EXERCISE DETAILS ->
Stop at the line containing "450, interval: 50": write out every line from the beginning of the entries up to and including it, minus the pictures.

* START INFORMATION SHOWN *

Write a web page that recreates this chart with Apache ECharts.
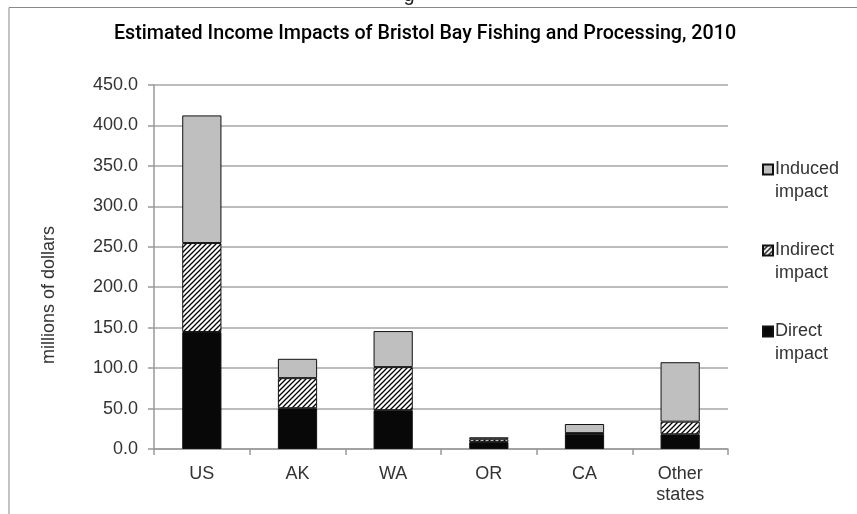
<!DOCTYPE html>
<html>
<head>
<meta charset="utf-8">
<script src="https://cdn.jsdelivr.net/npm/echarts@6/dist/echarts.min.js"></script>
<style>
html,body{margin:0;padding:0;background:#fff;}
#chart{width:857px;height:514px;}
</style>
</head>
<body>
<div id="chart"></div>
<script>
const categories = ['US', 'AK', 'WA', 'OR', 'CA', 'Other\nstates'];
const directImpact = [144.6, 50.4, 48.0, 8.5, 19.0, 18.2];
const indirectImpact = [110.0, 37.2, 53.2, 3.5, 0.6, 15.6];
const inducedImpact = [157.8, 23.9, 44.6, 2.5, 11.3, 73.5];
const seriesNames = ['Direct impact', 'Indirect impact', 'Induced impact'];
const yTicks = { min: 0, max: 450, interval: 50 };

function hatch() {
  const c = document.createElement('canvas');
  c.width = 5; c.height = 5;
  const g = c.getContext('2d');
  g.fillStyle = '#fff'; g.fillRect(0, 0, 5, 5);
  g.strokeStyle = '#000'; g.lineWidth = 1.3;
  g.beginPath();
  g.moveTo(-1, 6); g.lineTo(6, -1);
  g.moveTo(-1, 1); g.lineTo(1, -1);
  g.moveTo(4, 6); g.lineTo(6, 4);
  g.stroke();
  return { image: c, repeat: 'repeat' };
}

const font = 'Liberation Sans';
const chart = echarts.init(document.getElementById('chart'));
const border = { borderColor: '#111', borderWidth: 1 };
chart.setOption({
  animation: false,
  backgroundColor: '#fff',
  title: {
    text: 'Estimated Income Impacts of Bristol Bay Fishing and Processing, 2010',
    left: 420, top: 19, textAlign: 'center',
    textStyle: { fontFamily: 'Roboto', fontSize: 19.7, fontWeight: 500, color: '#000' }
  },
  graphic: [
    { type: 'polyline', shape: { points: [[9, 514], [9, 7.5], [857, 7.5]] }, style: { stroke: '#888', lineWidth: 1, fill: null }, silent: true },
    { type: 'text', style: { text: 'g', x: 409, y: 5, textAlign: 'center', textVerticalAlign: 'bottom', fontFamily: font, fontSize: 20, fill: '#222' }, silent: true }
  ],
  legend: {
    orient: 'vertical', left: 757, top: 130, itemGap: 12,
    itemWidth: 10, itemHeight: 10, icon: 'rect',
    data: ['Induced impact', 'Indirect impact', 'Direct impact'],
    formatter: function (n) { return '\n' + n.replace(' ', '\n'); },
    textStyle: { fontFamily: font, fontSize: 18, color: '#333', lineHeight: 23, padding: [0, 0, 0, -3] }
  },
  grid: { left: 154, right: 129, top: 85, bottom: 65, containLabel: false },
  xAxis: {
    type: 'category', data: categories,
    axisLine: { lineStyle: { color: '#999', width: 1.5 } },
    axisTick: { show: true, length: 6, lineStyle: { color: '#999', width: 1.5 } },
    axisLabel: { fontFamily: font, fontSize: 18, color: '#333', margin: 15, lineHeight: 21 }
  },
  yAxis: {
    type: 'value', min: yTicks.min, max: yTicks.max, interval: yTicks.interval,
    name: 'millions of dollars', nameLocation: 'middle', nameGap: 96, nameRotate: 90,
    nameTextStyle: { fontFamily: font, fontSize: 18, color: '#333', padding: [0, 56, 0, 0] },
    axisLine: { show: true, lineStyle: { color: '#999', width: 1.5 } },
    axisTick: { show: true, length: 6, lineStyle: { color: '#999', width: 1.5 } },
    axisLabel: { fontFamily: font, fontSize: 18, color: '#333', margin: 16, formatter: v => v.toFixed(1) },
    splitLine: { lineStyle: { color: '#a6a6a6', width: 1.5 } }
  },
  series: [
    { name: seriesNames[0], type: 'bar', stack: 't', data: directImpact, barCategoryGap: '59%', itemStyle: Object.assign({ color: '#080808' }, border) },
    { name: seriesNames[1], type: 'bar', stack: 't', data: indirectImpact, itemStyle: Object.assign({ color: hatch() }, border) },
    { name: seriesNames[2], type: 'bar', stack: 't', data: inducedImpact, itemStyle: Object.assign({ color: '#bfbfbf' }, border) }
  ]
});
</script>
</body>
</html>
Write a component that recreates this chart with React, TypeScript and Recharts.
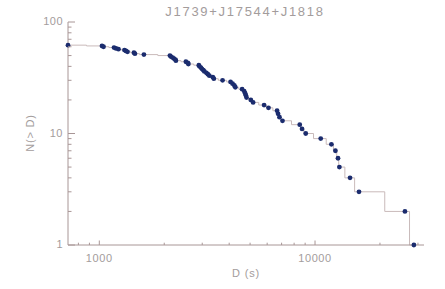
import React from 'react';
import { ComposedChart, XAxis, YAxis, Line, Scatter } from 'recharts';

// Durations D (s), sorted ascending, and the cumulative count N(> D) at each
const durations = [
  716, 1029, 1046, 1170, 1195, 1227, 1308, 1329, 1351, 1447, 1463, 1610,
  2125, 2147, 2187, 2218, 2253, 2265, 2520, 2574, 2588, 2894, 2910, 2956,
  2988, 3036, 3069, 3135, 3186, 3237, 3360, 3396, 3727, 4059, 4147, 4227,
  4272, 4592, 4692, 4742, 4778, 4814, 5040, 5164, 5806, 6085, 6670, 6741,
  6843, 7065, 8495, 8706, 9056, 10627, 11910, 12430, 12780, 12970, 14530,
  15990, 26110, 28730,
];
const counts = [
  62, 61, 60, 59, 58, 57, 56, 55, 54, 53, 52, 51, 50, 49, 48, 47, 46, 45, 44,
  43, 42, 41, 40, 39, 38, 37, 36, 35, 34, 33, 32, 31, 30, 29, 28, 27, 26, 25,
  24, 23, 22, 21, 20, 19, 18, 17, 16, 15, 14, 13, 12, 11, 10, 9, 8, 7, 6, 5,
  4, 3, 2, 1,
];

const xDomain = [716, 32000];
const yDomain = [1, 100];
const xTicks = [800, 900, 1000, 2000, 3000, 4000, 5000, 6000, 7000, 8000, 9000, 10000, 20000, 30000];
const xMajor = [1000, 10000];
const yTicks = [1, 2, 3, 4, 5, 6, 7, 8, 9, 10, 20, 30, 40, 50, 60, 70, 80, 90, 100];
const yMajor = [1, 10, 100];

const title = 'J1739+J17544+J1818';
const xLabel = 'D (s)';
const yLabel = 'N(> D)';

const AXIS = '#a89696';
const TEXT = '#a39c9c';
const STEP = '#c9baba';
const DOT = '#1b2c6e';
const FONT = '"Liberation Sans", Arial, sans-serif';

const points = durations.map((d, i) => ({ d, n: counts[i] }));
const stepData: { d: number; n: number }[] = [];
points.forEach((p, i) => {
  stepData.push(p);
  const next = points[i + 1];
  if (next) {
    const mid = (p.d + next.d) / 2;
    stepData.push({ d: mid, n: p.n });
    stepData.push({ d: mid, n: next.n });
  }
});

const BottomTick = (props: any) => {
  const { x, y, payload } = props;
  const major = xMajor.includes(payload.value);
  return (
    <g>
      <line x1={x} x2={x} y1={y} y2={y - (major ? 4.5 : 2.3)} stroke={AXIS} strokeWidth={1} />
      {major && (
        <text x={x} y={y + 17} textAnchor="middle" fill={TEXT} fontSize={11} letterSpacing={0.6} fontFamily={FONT}>
          {payload.value}
        </text>
      )}
    </g>
  );
};

const TopTick = (props: any) => {
  const { x, y, payload } = props;
  const major = xMajor.includes(payload.value);
  return <line x1={x} x2={x} y1={y} y2={y + (major ? 4.5 : 2.3)} stroke={AXIS} strokeWidth={1} />;
};

const LeftTick = (props: any) => {
  const { x, y, payload } = props;
  const major = yMajor.includes(payload.value);
  return (
    <g>
      <line x1={x} x2={x + (major ? 7 : 3.5)} y1={y} y2={y} stroke={AXIS} strokeWidth={1} />
      {major && (
        <text x={x - 5} y={y} dy="0.3em" textAnchor="end" fill={TEXT} fontSize={11} letterSpacing={0.5} fontFamily={FONT}>
          {payload.value}
        </text>
      )}
    </g>
  );
};

const RightTick = (props: any) => {
  const { x, y, payload } = props;
  const major = yMajor.includes(payload.value);
  return <line x1={x} x2={x - (major ? 7 : 3.5)} y1={y} y2={y} stroke={AXIS} strokeWidth={1} />;
};

const Dot = (p: any) => <circle cx={p.cx} cy={p.cy} r={2.4} fill={DOT} />;

export default function App() {
  return (
    <div style={{ position: 'absolute', left: 0, top: 0, width: 445, height: 289, background: '#fff' }}>
      <ComposedChart width={445} height={289} margin={{ top: 22, right: 21, bottom: 0, left: 0 }}>
        <XAxis
          xAxisId="b"
          dataKey="d"
          type="number"
          scale="log"
          domain={xDomain}
          ticks={xTicks}
          interval={0}
          height={44}
          tickSize={0}
          tickMargin={0}
          tickLine={false}
          axisLine={{ stroke: AXIS }}
          tick={<BottomTick />}
        />
        <XAxis
          xAxisId="t"
          orientation="top"
          dataKey="d"
          type="number"
          scale="log"
          domain={xDomain}
          allowDataOverflow
          ticks={xTicks}
          interval={0}
          height={0}
          tickSize={0}
          tickMargin={0}
          tickLine={false}
          axisLine={{ stroke: AXIS }}
          tick={<TopTick />}
        />
        <YAxis
          yAxisId="l"
          dataKey="n"
          type="number"
          scale="log"
          domain={yDomain}
          ticks={yTicks}
          interval={0}
          width={68}
          tickSize={0}
          tickMargin={0}
          tickLine={false}
          axisLine={{ stroke: AXIS }}
          tick={<LeftTick />}
        />
        <YAxis
          yAxisId="r"
          orientation="right"
          dataKey="n"
          type="number"
          scale="log"
          domain={yDomain}
          allowDataOverflow
          ticks={yTicks}
          interval={0}
          width={0}
          tickSize={0}
          tickMargin={0}
          tickLine={false}
          axisLine={{ stroke: AXIS }}
          tick={<RightTick />}
        />
        <Line
          xAxisId="b"
          yAxisId="l"
          data={stepData}
          dataKey="n"
          type="linear"
          stroke={STEP}
          strokeWidth={1}
          dot={false}
          activeDot={false}
          isAnimationActive={false}
        />
        <Scatter
          xAxisId="b"
          yAxisId="l"
          data={points}
          dataKey="n"
          fill={DOT}
          shape={<Dot />}
          isAnimationActive={false}
        />
      </ComposedChart>
      <svg width={445} height={289} style={{ position: 'absolute', left: 0, top: 0, pointerEvents: 'none' }}>
        <text x={245} y={16} textAnchor="middle" fill={TEXT} fontSize={13} letterSpacing={1.7} fontFamily={FONT}>
          {title}
        </text>
        <text x={246} y={277} textAnchor="middle" fill={TEXT} fontSize={11} letterSpacing={0.8} fontFamily={FONT}>
          {xLabel}
        </text>
        <text
          x={30}
          y={133}
          transform="rotate(-90 30 133)"
          textAnchor="middle"
          dy="0.35em"
          fill={TEXT}
          fontSize={11}
          letterSpacing={0.8}
          fontFamily={FONT}
        >
          {yLabel}
        </text>
      </svg>
    </div>
  );
}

* END INFORMATION SHOWN *

FULL ANSWER ->
Write a web page that recreates this chart with Apache ECharts.
<!DOCTYPE html>
<html>
<head>
<meta charset="utf-8">
<script src="https://cdn.jsdelivr.net/npm/echarts@6/dist/echarts.min.js"></script>
<style>
html,body{margin:0;padding:0;background:#fff;}
#chart{width:857px;height:514px;}
</style>
</head>
<body>
<div id="chart"></div>
<script>
const categories = ['US', 'AK', 'WA', 'OR', 'CA', 'Other\nstates'];
const directImpact = [144.6, 50.4, 48.0, 8.5, 19.0, 18.2];
const indirectImpact = [110.0, 37.2, 53.2, 3.5, 0.6, 15.6];
const inducedImpact = [157.8, 23.9, 44.6, 2.5, 11.3, 73.5];
const seriesNames = ['Direct impact', 'Indirect impact', 'Induced impact'];
const yTicks = { min: 0, max: 450, interval: 50 };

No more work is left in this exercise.